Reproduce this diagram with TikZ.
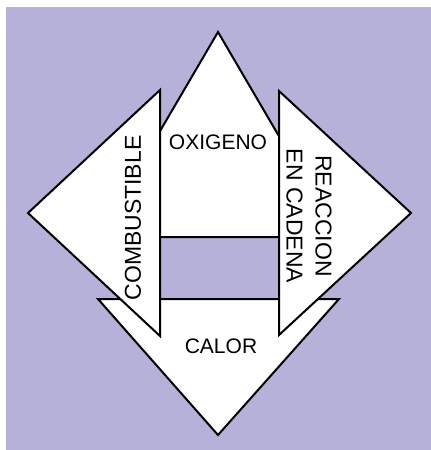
\documentclass[tikz,border=0pt]{standalone}
\usepackage{fontspec}
\setmainfont{Liberation Sans}
\definecolor{fondo}{RGB}{181,177,216}
\begin{document}
\begin{tikzpicture}[
        x=1pt, y=-1pt,
        line join=miter,
        pieza/.style={fill=white, draw=black, line width=2pt},
        texto/.style={inner sep=0pt, font=\fontsize{21}{25}\selectfont},
        textov/.style={inner sep=0pt, align=center, font=\fontsize{23}{29}\selectfont},
    ]

    % marco y fondo
    \useasboundingbox (0,0) rectangle (431,450);
    \fill[fondo] (6,7) rectangle (431,450);

    % vertices de las piezas
    \coordinate (Oapex) at (218,32);
    \coordinate (Obl) at (98,237);
    \coordinate (Obr) at (338,237);
    \coordinate (Ctl) at (98,299);
    \coordinate (Ctr) at (339,299);
    \coordinate (Capex) at (218,435);
    \coordinate (Lt) at (160,90);
    \coordinate (Lb) at (160,336);
    \coordinate (Lapex) at (28,213);
    \coordinate (Rt) at (279,91);
    \coordinate (Rb) at (279,335);
    \coordinate (Rapex) at (411,213);

    % ---- calor (abajo) ----
    \draw[pieza] (Ctl) -- (Ctr) -- (Capex) -- cycle;

    % ---- oxigeno (arriba) ----
    \draw[pieza] (Obl) -- (Oapex) -- (Obr) -- cycle;

    % ---- combustible y reaccion en cadena (lados) ----
    \draw[pieza] (Lt) -- (Lb) -- (Lapex) -- cycle;
    \draw[pieza] (Rt) -- (Rb) -- (Rapex) -- cycle;

    % etiquetas
    \node[texto] (oxigeno) at (218,142) {OXIGENO};
    \node[texto] (calor) at (221,346) {CALOR};
    \node[textov, rotate=90] (combustible) at (133,218) {COMBUSTIBLE};
    \node[textov, rotate=-90] (reaccion) at (309,216) {REACCION\\EN CADENA};

\end{tikzpicture}
\end{document}
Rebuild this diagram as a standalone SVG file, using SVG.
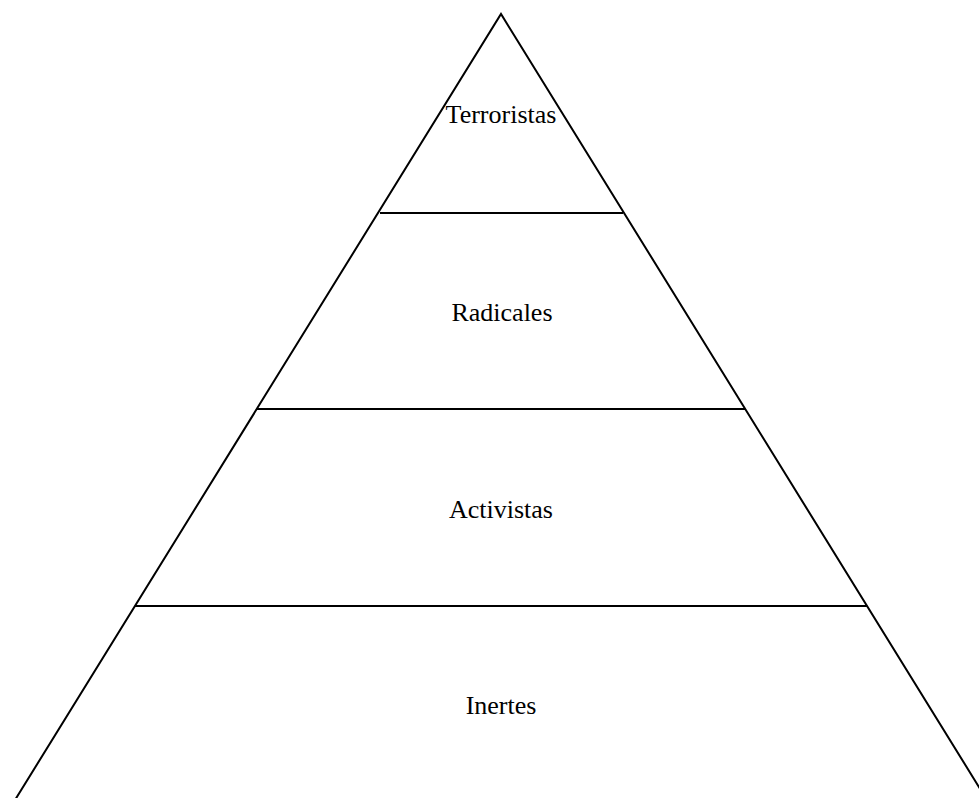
<svg xmlns="http://www.w3.org/2000/svg" width="979" height="798" viewBox="0 0 979 798">
<style>
.ln{stroke:#000;stroke-width:2;fill:none}
.lb{font-family:"Liberation Serif","Times New Roman",serif;font-size:26px;fill:#000;text-anchor:middle}
</style>
<rect width="979" height="798" fill="#fff"/>
<g id="pyramid">
<path class="ln" d="M15,800 L501,14 L987,800"/>
</g>
<g id="connectors">
<line class="ln" x1="380" y1="213" x2="623" y2="213"/>
<line class="ln" x1="257" y1="409" x2="745" y2="409"/>
<line class="ln" x1="135" y1="606" x2="867" y2="606"/>
</g>
<g id="terroristas"><text class="lb" x="501" y="123">Terroristas</text></g>
<g id="radicales"><text class="lb" x="502" y="321">Radicales</text></g>
<g id="activistas"><text class="lb" x="501" y="518">Activistas</text></g>
<g id="inertes"><text class="lb" x="501" y="714">Inertes</text></g>
</svg>
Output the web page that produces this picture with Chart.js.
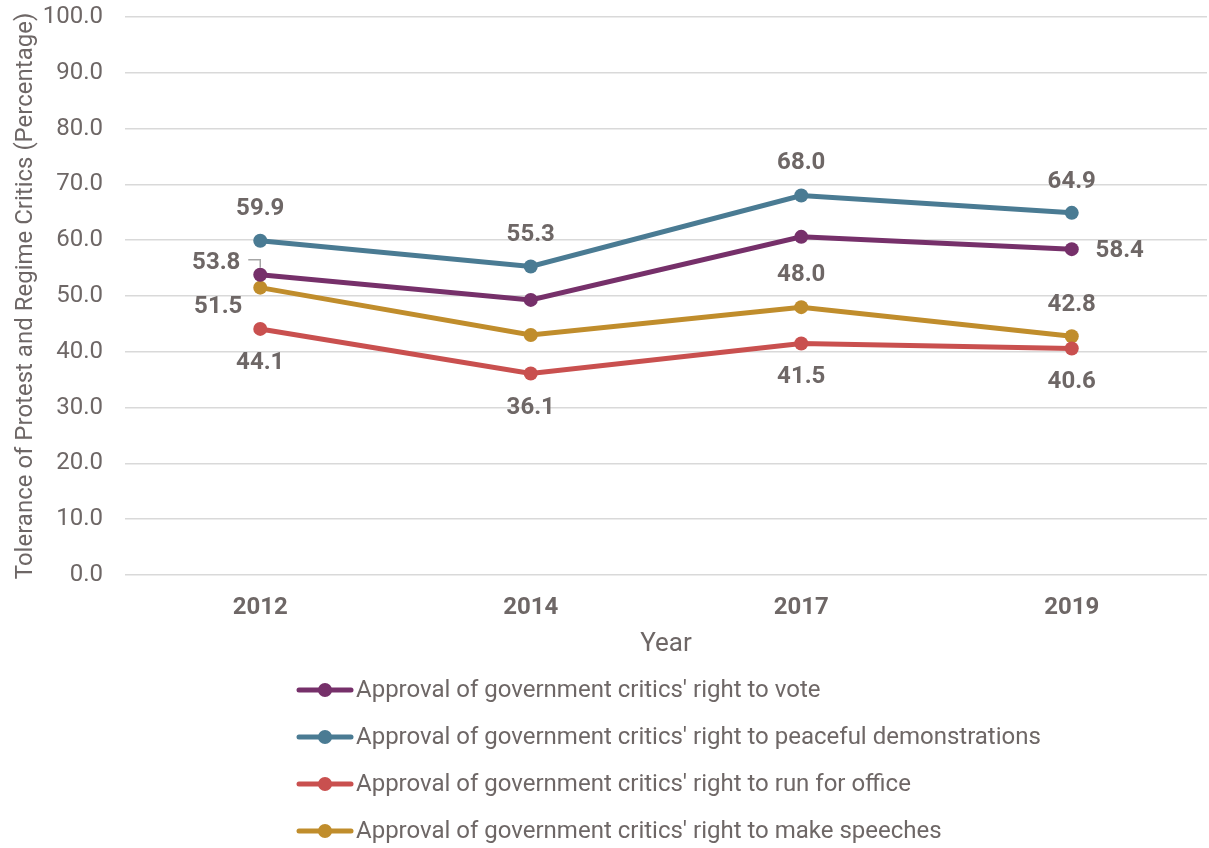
<!DOCTYPE html>
<html>
<head>
<meta charset="utf-8">
<script src="https://cdn.jsdelivr.net/npm/chart.js@4.4.1/dist/chart.umd.min.js"></script>
<style>
  html, body { margin: 0; padding: 0; background: #fff; overflow: hidden; }
  #wrap { width: 1214px; height: 848px; }
</style>
</head>
<body>
<div id="wrap"><canvas id="tolerance-chart"></canvas></div>
<script>
const years = ["2012", "2014", "2017", "2019"];
const rightToVote = [53.8, 49.3, 60.6, 58.4];
const peacefulDemonstrations = [59.9, 55.3, 68.0, 64.9];
const runForOffice = [44.1, 36.1, 41.5, 40.6];
const makeSpeeches = [51.5, 43.0, 48.0, 42.8];
const yTicks = [0, 10, 20, 30, 40, 50, 60, 70, 80, 90, 100];

const textColor = "#6e6766";

// where each value label sits relative to its point (null = no label)
const labelPlacement = [
  [{ dx: -44, dy: -12, leader: true }, null, null, { dx: 48, dy: 2 }],
  [{ dx: 0, dy: -32 }, { dx: 0, dy: -31 }, { dx: 0, dy: -33 }, { dx: 0, dy: -31 }],
  [{ dx: 0, dy: 34 }, { dx: 0, dy: 34 }, { dx: 0, dy: 34 }, { dx: 0, dy: 34 }],
  [{ dx: -42, dy: 19 }, null, { dx: 0, dy: -32 }, { dx: 0, dy: -31 }]
];

const valueLabels = {
  id: "valueLabels",
  afterDatasetsDraw(chart) {
    const ctx = chart.ctx;
    ctx.save();
    ctx.font = "bold 24px Roboto";
    ctx.fillStyle = textColor;
    ctx.textAlign = "center";
    ctx.textBaseline = "middle";
    chart.data.datasets.forEach((ds, i) => {
      const meta = chart.getDatasetMeta(i);
      meta.data.forEach((pt, j) => {
        const p = labelPlacement[i][j];
        if (!p) return;
        ctx.fillText(ds.data[j].toFixed(1), pt.x + p.dx, pt.y + p.dy);
        if (p.leader) {
          ctx.strokeStyle = "#a6a6a6";
          ctx.lineWidth = 1.5;
          ctx.beginPath();
          ctx.moveTo(pt.x - 12, pt.y - 15);
          ctx.lineTo(pt.x, pt.y - 15);
          ctx.lineTo(pt.x, pt.y - 7);
          ctx.stroke();
        }
      });
    });
    ctx.restore();
  }
};

const bottomLegend = {
  id: "bottomLegend",
  afterDraw(chart) {
    const ctx = chart.ctx;
    ctx.save();
    ctx.font = "24px Roboto";
    ctx.textBaseline = "middle";
    ctx.textAlign = "left";
    chart.data.datasets.forEach((ds, i) => {
      const y = 690 + i * 47;
      ctx.strokeStyle = ds.borderColor;
      ctx.lineWidth = 5;
      ctx.lineCap = "round";
      ctx.beginPath();
      ctx.moveTo(299, y);
      ctx.lineTo(351, y);
      ctx.stroke();
      ctx.fillStyle = ds.borderColor;
      ctx.beginPath();
      ctx.arc(325, y, 7, 0, Math.PI * 2);
      ctx.fill();
      ctx.fillStyle = textColor;
      ctx.fillText(ds.label, 356, y + 1);
    });
    ctx.restore();
  }
};

function series(label, data, color) {
  return {
    label: label,
    data: data,
    borderColor: color,
    backgroundColor: color,
    borderWidth: 5,
    pointRadius: 7,
    pointHoverRadius: 7,
    pointBorderWidth: 0,
    tension: 0
  };
}

new Chart("tolerance-chart", {
  type: "line",
  data: {
    labels: years,
    datasets: [
      series("Approval of government critics' right to vote", rightToVote, "#76306a"),
      series("Approval of government critics' right to peaceful demonstrations", peacefulDemonstrations, "#4a7b93"),
      series("Approval of government critics' right to run for office", runForOffice, "#c9504f"),
      series("Approval of government critics' right to make speeches", makeSpeeches, "#c08d2c")
    ]
  },
  options: {
    responsive: true,
    maintainAspectRatio: false,
    animation: false,
    events: [],
    layout: { padding: { top: 17, right: 0, bottom: 188, left: 0 } },
    plugins: {
      legend: { display: false },
      tooltip: { enabled: false }
    },
    scales: {
      x: {
        offset: true,
        grid: { display: false, drawTicks: false },
        border: { display: false },
        ticks: { color: textColor, font: { family: "Roboto", size: 24, weight: "bold" }, padding: 19 },
        title: { display: true, text: "Year", color: textColor, font: { family: "Roboto", size: 26 }, padding: { top: 0, bottom: 0 } },
        afterFit(scale) { scale.height = 85; scale.paddingLeft = 0; scale.paddingRight = 0; }
      },
      y: {
        min: 0,
        max: 100,
        afterBuildTicks(scale) { scale.ticks = yTicks.map(v => ({ value: v })); },
        grid: { color: "#d9d9d9", lineWidth: 1.5, drawTicks: false },
        border: { display: false },
        ticks: {
          color: textColor,
          font: { family: "Roboto", size: 24 },
          padding: 22,
          callback: v => v.toFixed(1)
        },
        title: { display: true, text: "Tolerance of Protest and Regime Critics (Percentage)", color: textColor, font: { family: "Roboto", size: 24 }, padding: { top: 12, bottom: 0 } },
        afterFit(scale) { scale.width = 125; scale.paddingTop = 0; scale.paddingBottom = 0; }
      }
    }
  },
  plugins: [valueLabels, bottomLegend]
});
</script>
</body>
</html>
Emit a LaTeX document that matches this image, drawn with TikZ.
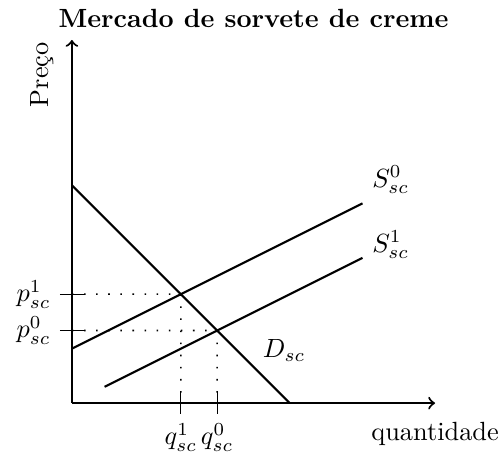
\documentclass[tikz,border=0pt]{standalone}
\usepackage{tikz}
\usepackage{amsmath}
\usetikzlibrary{positioning}

\begin{document}
\begin{tikzpicture}[scale=0.485]
    \useasboundingbox (-1.98,-1.57) rectangle (11.87,11.1);
    \node[font=\bfseries] (titulo) at (5,10.6) {Mercado de sorvete de creme};
    % eixos
    \draw[thick,->] (0,0) -- (10,0);
    \draw[thick,->] (0,0) -- (0,10);
    \node (qtd) at (10,-0.85) {quantidade};
    \node[rotate=90] (preco) at (-0.83,9.04) {Preço};
    % curvas
    \draw[thick] (0,6) -- (6,0);
    \node (dsc) at (5.84,1.46) {$D_{sc}$};
    \draw[thick] (0,1.5) -- (8,5.5) node[above right] (s0) {$S^0_{sc}$};
    \draw[thick] (0.9,0.45) -- (8,4) node[above right, yshift=-4pt] (s1) {$S^1_{sc}$};
    % equilibrios
    \coordinate (e1) at (3,3);
    \coordinate (e0) at (4,2);
    \draw[loosely dotted, semithick] (0,3) -- (e1) -- (3,0);
    \draw[loosely dotted, semithick] (0,2) -- (e0) -- (4,0);
    \draw (-0.33,3) node[left] (p1) {$p^1_{sc}$} -- (0.33,3);
    \draw (-0.33,2) node[left] (p0) {$p^0_{sc}$} -- (0.33,2);
    \draw (3,0.3) -- (3,-0.3) node[below] (q1) {$q^1_{sc}$};
    \draw (4,0.3) -- (4,-0.3) node[below] (q0) {$q^0_{sc}$};
\end{tikzpicture}
\end{document}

Do this —
Reproduce the records word for word, please, from their first line up to and including the line that contains "(6,7) rectangle (431,450);", but no pictures.

Answer for the task —
Reproduce this diagram with TikZ.
\documentclass[tikz,border=0pt]{standalone}
\usepackage{fontspec}
\setmainfont{Liberation Sans}
\definecolor{fondo}{RGB}{181,177,216}
\begin{document}
\begin{tikzpicture}[
        x=1pt, y=-1pt,
        line join=miter,
        pieza/.style={fill=white, draw=black, line width=2pt},
        texto/.style={inner sep=0pt, font=\fontsize{21}{25}\selectfont},
        textov/.style={inner sep=0pt, align=center, font=\fontsize{23}{29}\selectfont},
    ]

    % marco y fondo
    \useasboundingbox (0,0) rectangle (431,450);
    \fill[fondo] (6,7) rectangle (431,450);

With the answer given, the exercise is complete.